No quisiera que de esta vomitona se desprendiese la idea de que los nacidos en los 70 somos la última generación adulta de este país, por eso aclaré lo de lo estúpidas que me parecen las generalizaciones. No lo quisiera, aunque lo piense.
Estoy bastante de acuerdo con la mayor parte de la “vomitona”. Y añado: la adolescencia es para los adultos un segmento del negocio. La “libertad”, la “rebeldía” y todas los accesorios necesarios para alimentar el bienestar de ese ego recién descubierto se venden, siempre se han vendido. Cambian los tiempos y cambia el escaparate y los envoltorios, pero la cosa es -en mi opinión- siempre la misma: un negocio, como casi todo…enhorabuena por el blog y por la prosa inteligible (un lujo según leo por ahí) 🙂
Estoy de acuerdo, ants de leer esto tuyo, tus opiniones, me he dado cuenta de la gran infantilización de la sociedad.

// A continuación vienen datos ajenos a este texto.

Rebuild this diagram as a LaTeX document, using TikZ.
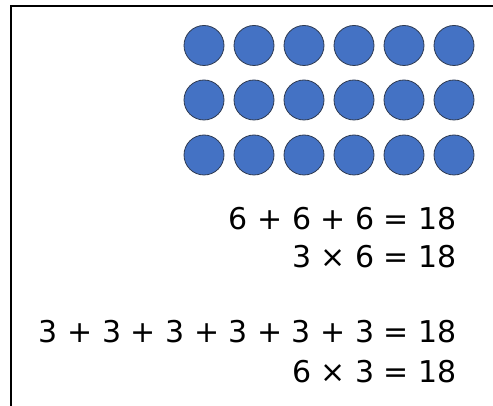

No se´si la actual. Desde los politicos al vecino. Pero es lo que hay. No sé dónde esconderme. Por eso me encierro en tiempos pasados – tampoco es bueno- pero es para tomar impulso y continuar evitando los errores que mantenían. Lo peor es que algunos perviven. Estoy orgulloso de tí, pero no debo continuar porque se notaría quin soy…
Me encantan tu clarividencia y la forma que tienes de comunicarla. Yo también me enorgullezco de ti y ojalá muchos compartieran tu manera de ver las cosas. No desfallezcas nunca.